For the movement of the robot we used stepper motors controlled by an AVR microcontroller. A ROS node ran on the Jetson that sent a message to the microcontroller over a COM port. The message includes direction and speed which the robot needs to move. The microcontroller interfaces with stepper motor drivers to move the robot at the desired speed.
Two of the requirements for the robot included finding the charging station autonomously. To do this we attached a camera to the robot and used computer vision. The charging station has a pattern of red, green, and blue stripes on it. The robot would use its camera to take a picture of the environment and then our algorithm would look for that specific pattern. If the pattern was found the algorithm would return the coordinates of the center of the charging station and the robot would drive in that direction. If the pattern was not found, then the robot would turn and take another picture.
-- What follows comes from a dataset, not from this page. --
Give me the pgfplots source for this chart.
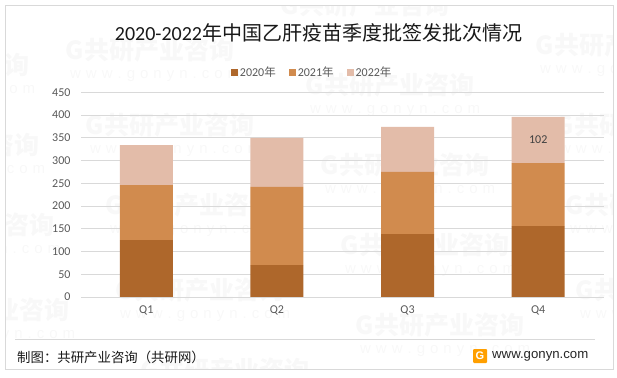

Figure: Testing the computer vision algorithm. The original image is on the top right. The left column is the algorithm trying to isolate each color. The center column is where the algorithm things each pure color is.
One of our additional requirements was to map the room. We used a LIDAR attached to the top of the robot to accomplish this. A ROS node of the LIDAR was provided online by another robot enthusiast. This made it simple setup and use the LIDAR. rVIS, another ROS node, was available online and was used for generating maps and visualizing the robot’s position. The standard message type that ROS provides allowed for the two nodes to interface without any issue or revision of the code.
Figure: A map generated by the robot. The area on the left side of the room is from the LIDAR not being able to accurately measure the distance of a window.
My team was able to work with a mechanical engineering student, Sam, to create the frame of the robot. Sam was able to create a 3D model of the robot and plan how the robot would be assembled. His model included all of the major components and where they would be placed inside of the robot. He also helped us to build the frame because ECE students at Oregon State University do not have access to the machine shop.
Figure: A render of the robot’s frame
Figure: An image of the completed robot
We faced many difficulties during this project. One difficulty was that at the start of the project no one on the team knew ROS. In the beginning we spent a lot of time trying to set up ROS and figure out how to use it. We were able to reach out to graduate students and faculty for help. In the end we were all competent with ROS.
Another difficulty we faced was with the battery holders. There was an Ohm of resistance between the contact and the wire lead. When the Jetson would boot it would draw 2 Amps of current and there would be a 2 Volt drop across the battery holder connectors. Because of the large resistance in the battery holders the voltage that the Jetson sees would drop below the minimum power threshold and the Jetson would turn off. It was difficult to track this issue down. At first, we thought it was our batteries but after more investigation we found the problem. We were able to solve this problem by putting two battery packs in parallel. This way on boot the Jetson would only draw 1 Amp from each pack.
We put in a lot of work into the project and I think it turned out really well. We completed six out of the seven requirements that we were tasked. We all learned about teamwork, managing a large project, and understanding what workload can be taken on and completed in a given timeframe.